• _WHAT YOU ARE ASKED TO DO_: Write out the material again exactly, please, and omit the pictures.

• _DATA LINES_:
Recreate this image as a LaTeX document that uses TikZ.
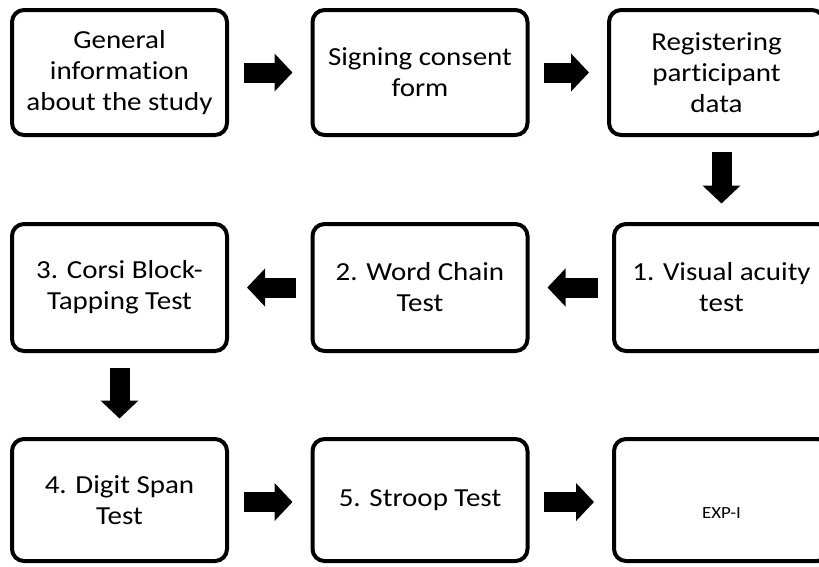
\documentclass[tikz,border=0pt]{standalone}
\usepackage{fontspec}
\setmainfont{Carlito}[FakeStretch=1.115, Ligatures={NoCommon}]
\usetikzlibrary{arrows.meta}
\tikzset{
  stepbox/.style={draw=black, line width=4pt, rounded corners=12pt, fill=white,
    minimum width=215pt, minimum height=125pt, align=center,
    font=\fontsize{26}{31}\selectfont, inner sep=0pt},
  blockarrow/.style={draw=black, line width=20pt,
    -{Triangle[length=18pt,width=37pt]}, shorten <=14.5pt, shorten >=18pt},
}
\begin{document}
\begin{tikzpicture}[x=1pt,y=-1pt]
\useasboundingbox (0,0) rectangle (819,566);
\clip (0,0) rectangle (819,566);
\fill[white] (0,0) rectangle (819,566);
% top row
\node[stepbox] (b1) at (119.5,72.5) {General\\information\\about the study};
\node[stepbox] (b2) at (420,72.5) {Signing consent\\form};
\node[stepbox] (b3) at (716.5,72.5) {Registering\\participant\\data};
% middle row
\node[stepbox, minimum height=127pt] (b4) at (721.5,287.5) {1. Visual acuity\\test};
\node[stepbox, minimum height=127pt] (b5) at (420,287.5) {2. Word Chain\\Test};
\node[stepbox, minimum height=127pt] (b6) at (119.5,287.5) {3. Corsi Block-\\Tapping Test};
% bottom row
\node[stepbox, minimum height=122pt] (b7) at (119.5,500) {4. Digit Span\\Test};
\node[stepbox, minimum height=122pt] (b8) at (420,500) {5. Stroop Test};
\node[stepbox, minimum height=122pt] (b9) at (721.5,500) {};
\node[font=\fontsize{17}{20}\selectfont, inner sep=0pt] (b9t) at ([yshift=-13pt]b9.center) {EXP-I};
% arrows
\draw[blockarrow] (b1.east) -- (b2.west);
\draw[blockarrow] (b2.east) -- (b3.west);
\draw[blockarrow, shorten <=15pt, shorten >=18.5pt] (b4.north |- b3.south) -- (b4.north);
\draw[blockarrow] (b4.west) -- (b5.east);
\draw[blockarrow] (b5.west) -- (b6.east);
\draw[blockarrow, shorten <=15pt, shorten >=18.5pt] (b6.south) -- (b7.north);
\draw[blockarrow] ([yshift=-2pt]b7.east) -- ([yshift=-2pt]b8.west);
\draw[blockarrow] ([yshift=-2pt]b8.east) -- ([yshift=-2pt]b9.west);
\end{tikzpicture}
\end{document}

• _TASK OUTPUT_:
Recreate this image as a LaTeX document that uses TikZ.
\documentclass[tikz,border=0pt]{standalone}
\usepackage{fontspec}
\setmainfont{Carlito}[FakeStretch=1.115, Ligatures={NoCommon}]
\usetikzlibrary{arrows.meta}
\tikzset{
  stepbox/.style={draw=black, line width=4pt, rounded corners=12pt, fill=white,
    minimum width=215pt, minimum height=125pt, align=center,
    font=\fontsize{26}{31}\selectfont, inner sep=0pt},
  blockarrow/.style={draw=black, line width=20pt,
    -{Triangle[length=18pt,width=37pt]}, shorten <=14.5pt, shorten >=18pt},
}
\begin{document}
\begin{tikzpicture}[x=1pt,y=-1pt]
\useasboundingbox (0,0) rectangle (819,566);
\clip (0,0) rectangle (819,566);
\fill[white] (0,0) rectangle (819,566);
% top row
\node[stepbox] (b1) at (119.5,72.5) {General\\information\\about the study};
\node[stepbox] (b2) at (420,72.5) {Signing consent\\form};
\node[stepbox] (b3) at (716.5,72.5) {Registering\\participant\\data};
% middle row
\node[stepbox, minimum height=127pt] (b4) at (721.5,287.5) {1. Visual acuity\\test};
\node[stepbox, minimum height=127pt] (b5) at (420,287.5) {2. Word Chain\\Test};
\node[stepbox, minimum height=127pt] (b6) at (119.5,287.5) {3. Corsi Block-\\Tapping Test};
% bottom row
\node[stepbox, minimum height=122pt] (b7) at (119.5,500) {4. Digit Span\\Test};
\node[stepbox, minimum height=122pt] (b8) at (420,500) {5. Stroop Test};
\node[stepbox, minimum height=122pt] (b9) at (721.5,500) {};
\node[font=\fontsize{17}{20}\selectfont, inner sep=0pt] (b9t) at ([yshift=-13pt]b9.center) {EXP-I};
% arrows
\draw[blockarrow] (b1.east) -- (b2.west);
\draw[blockarrow] (b2.east) -- (b3.west);
\draw[blockarrow, shorten <=15pt, shorten >=18.5pt] (b4.north |- b3.south) -- (b4.north);
\draw[blockarrow] (b4.west) -- (b5.east);
\draw[blockarrow] (b5.west) -- (b6.east);
\draw[blockarrow, shorten <=15pt, shorten >=18.5pt] (b6.south) -- (b7.north);
\draw[blockarrow] ([yshift=-2pt]b7.east) -- ([yshift=-2pt]b8.west);
\draw[blockarrow] ([yshift=-2pt]b8.east) -- ([yshift=-2pt]b9.west);
\end{tikzpicture}
\end{document}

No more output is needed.